Perhaps best known for her Broadway and international smash hit Runaways, featuring Diane Lane, Elizabeth Swados composed, wrote, directed, and taught theater for over thirty years. Works include the Obie Award-winning Trilogy at La MaMa, Alice at the Palace with Meryl Streep at the New York Shakespeare Theater Festival and Groundhog, which was optioned by director Milos Forman for a film. Her work has been performed on Broadway and locations all over the world. She composed highly acclaimed dance scores for well-known choreographers in the US, Europe and South America, and scores to many films, including the documentary, Auf Wiedersehen, about a family searching for the truth about the Nazi participation in Vienna and the Jews who may have aided them. She was commissioned to write a musical theater piece about the notorious Triangle Shirtwaist Fire in Manhattan, as well as a musical evening of family theater featuring the poetry of Roald Dahl.

In conjunction with Forward Face, Ms. Swados released a children’s CD called Everyone is Different that has been distributed to three thousand schools around the country. She received the Ken Award, and a New York Public Library Award for her book My Depression: A Picture Book. Ms. Swados published a theatrical textbook, At Play: Teaching Teenagers Theater, and a collection of poems through Hanging Loose Press. In her lifetime, Ms Swados received five Tony nominations, three Obie Awards, Guggenheim Fellowship, Ford Grant, Helen Hayes Award, Lila Acheson Wallace Grant and PEN Citation.

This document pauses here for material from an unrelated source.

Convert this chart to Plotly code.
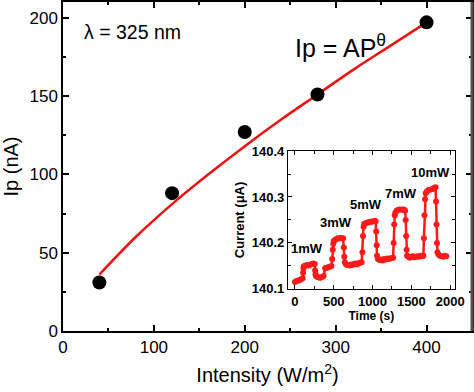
import plotly.graph_objects as go

# ---- main data ----
intensity = [40, 120, 200, 280, 400]
ip_na = [31, 88, 127, 151, 197]

# power-law fit curve
fit_intensity = [40, 80, 120, 160, 200, 240, 280, 320, 360, 400]
fit_ip = [36, 60, 81, 100, 118, 135, 151, 167, 182, 197]

# ---- inset data (time response) ----
time_s = [0, 20, 40, 60, 80, 100, 105, 110, 115,
          120, 140, 160, 180, 200, 220, 240, 255,
          260, 265, 270,
          290, 310, 330, 350, 370,
          390, 410, 430, 450, 470,
          480, 487, 494, 500,
          520, 540, 560, 580, 600, 620,
          630, 636, 642,
          660, 680, 700, 720, 740, 760, 780, 800, 820, 840, 860,
          870, 877, 884, 892,
          910, 930, 950, 970, 990, 1010, 1030, 1040,
          1047, 1053, 1058,
          1070, 1090, 1110, 1130, 1150, 1170, 1190, 1210, 1230, 1250, 1265,
          1272, 1279, 1286, 1295,
          1310, 1330, 1350, 1370, 1390, 1410, 1420,
          1427, 1433, 1439, 1445,
          1460, 1480, 1500, 1520, 1540, 1560, 1580, 1600, 1620, 1640, 1655,
          1662, 1669, 1676, 1685,
          1700, 1720, 1740, 1760, 1780, 1800, 1812,
          1818, 1824, 1830, 1836,
          1850, 1870, 1890, 1910, 1930, 1950]
current_ua = [140.115, 140.117, 140.118, 140.119, 140.121, 140.123, 140.135, 140.145, 140.149,
              140.150, 140.151, 140.152, 140.151, 140.153, 140.154, 140.155, 140.154,
              140.140, 140.132, 140.128,
              140.126, 140.125, 140.124, 140.126, 140.128,
              140.145, 140.146, 140.147, 140.148, 140.150,
              140.165, 140.185, 140.198, 140.204,
              140.207, 140.209, 140.210, 140.210, 140.211, 140.210,
              140.190, 140.170, 140.158,
              140.153, 140.152, 140.151, 140.153, 140.152, 140.154, 140.155, 140.153, 140.156, 140.157, 140.158,
              140.180, 140.215, 140.235, 140.241,
              140.243, 140.244, 140.245, 140.246, 140.246, 140.247, 140.248, 140.247,
              140.225, 140.195, 140.172,
              140.165, 140.163, 140.164, 140.162, 140.165, 140.164, 140.166, 140.165, 140.166, 140.167, 140.168,
              140.200, 140.240, 140.260, 140.266,
              140.270, 140.272, 140.273, 140.272, 140.273, 140.272, 140.270,
              140.250, 140.215, 140.185, 140.172,
              140.170, 140.168, 140.170, 140.171, 140.169, 140.170, 140.171, 140.170, 140.172, 140.171, 140.172,
              140.210, 140.260, 140.295, 140.308,
              140.312, 140.315, 140.316, 140.317, 140.318, 140.320, 140.321,
              140.290, 140.240, 140.200, 140.180,
              140.175, 140.172, 140.171, 140.170, 140.172, 140.171]

power_labels = ["1mW", "3mW", "5mW", "7mW", "10mW"]
label_t = [155, 530, 917, 1364, 1743]
label_i = [140.187, 140.244, 140.284, 140.308, 140.354]

FONT = "Liberation Sans, Arial, sans-serif"

fig = go.Figure()

fig.add_trace(go.Scatter(x=fit_intensity, y=fit_ip, mode="lines",
                         line=dict(color="#ee1111", width=2.5, shape="spline"),
                         showlegend=False, hoverinfo="skip"))
fig.add_trace(go.Scatter(x=intensity, y=ip_na, mode="markers",
                         marker=dict(color="black", size=14),
                         showlegend=False))

fig.add_trace(go.Scatter(x=time_s, y=current_ua, mode="lines+markers",
                         line=dict(color="#ff1a1a", width=2.5),
                         marker=dict(color="#ff1a1a", size=6),
                         xaxis="x2", yaxis="y2", showlegend=False))

main_axis = dict(showline=True, linecolor="black", linewidth=1.5, mirror="ticks",
                 ticks="inside", ticklen=6, tickwidth=1.5, tickcolor="black",
                 showgrid=False, zeroline=False, automargin=False,
                 tickfont=dict(family=FONT, size=17, color="black"))

inset_axis = dict(showline=True, linecolor="black", linewidth=1.2, mirror="ticks",
                  ticks="inside", ticklen=4, tickwidth=1, tickcolor="black",
                  showgrid=False, zeroline=False, automargin=False,
                  tickfont=dict(family=FONT, size=13, color="black", weight="bold"))

fig.update_layout(
    width=474, height=392,
    margin=dict(l=63, r=2, t=2, b=61),
    paper_bgcolor="white", plot_bgcolor="white",
    xaxis=dict(**main_axis, range=[0, 450], dtick=100,
               minor=dict(dtick=50, ticks="inside", ticklen=3, tickcolor="black"),
               title=dict(text="Intensity (W/m<sup>2</sup>)",
                          font=dict(family=FONT, size=20, color="black"), standoff=12)),
    yaxis=dict(**main_axis, range=[0, 210], dtick=50,
               minor=dict(dtick=25, ticks="inside", ticklen=3, tickcolor="black"),
               title=dict(text="Ip (nA)", font=dict(family=FONT, size=20, color="black"),
                          standoff=8)),
    xaxis2=dict(**inset_axis, domain=[0.550, 0.958], anchor="y2", range=[-90, 2060],
                dtick=500,
                minor=dict(dtick=250, ticks="inside", ticklen=2.5, tickcolor="black"),
                title=dict(text="Time (s)", font=dict(family=FONT, size=12, color="black",
                                                     weight="bold"), standoff=0)),
    yaxis2=dict(**inset_axis, domain=[0.128, 0.547], anchor="x2", range=[140.1, 140.4],
                dtick=0.1, tickformat=".1f",
                minor=dict(dtick=0.05, ticks="inside", ticklen=2.5, tickcolor="black"),
                title=dict(text="Current (\u03bcA)", font=dict(family=FONT, size=13,
                                                              color="black", weight="bold"),
                           standoff=4)),
    shapes=[dict(type="rect", xref="x2 domain", yref="y2 domain", x0=0, x1=1, y0=0, y1=1,
                 fillcolor="white", line=dict(width=0), layer="below"),
            dict(type="line", xref="paper", yref="paper", x0=1, x1=1, y0=0, y1=1,
                 line=dict(color="#555555", width=3))],
)

annotations = [
    dict(x=77, y=191, xref="x", yref="y", text="\u03bb = 325 nm", showarrow=False,
         font=dict(family=FONT, size=19.5, color="black")),
    dict(x=305, y=182, xref="x", yref="y", text="Ip = AP<sup>\u03b8</sup>", showarrow=False,
         font=dict(family=FONT, size=25, color="black")),
]
for lab, t, i in zip(power_labels, label_t, label_i):
    annotations.append(dict(x=t, y=i, xref="x2", yref="y2", text=lab, showarrow=False,
                            font=dict(family=FONT, size=13, color="black", weight="bold")))
fig.update_layout(annotations=annotations)

fig.write_html("out.html", config={"displayModeBar": False},
               post_script="document.body.style.margin='0';document.body.style.overflow='hidden';")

ABOUT THE ZIEGFELD CLUB, INC.

Described by The New York Times as one of “New York’s pioneering feminist institutions,” and “Broadway’s best kept secret,” The Ziegfeld Club is among the first not-for-profits in the Broadway community.  Founded in 1936 by Billie Burke in honor of her late husband Florenz Ziegfeld, musical theater impresario and producer of the legendary Ziegfeld Follies.  The organization was originally formed to provide aid to Ziegfeld Girls who had fallen on hard times. As all of the Ziegfeld Girls have now passed away, the Ziegfeld Club’s mission remains to support women of today’s musical theatre as well as to honor the preservation of theatre history in the Club’s treasured archives.

In addition to the Liz Swados Inspiration Grant, the Ziegfeld Club expanded its legacy of supporting women in the theatre by establishing The Billie Burke Ziegfeld Award, a $10,000 grant and a year of professional mentorship awarded to an emerging female composer who compellingly demonstrates financial need, professional initiative, and outstanding artistic promise in musical theatre composition.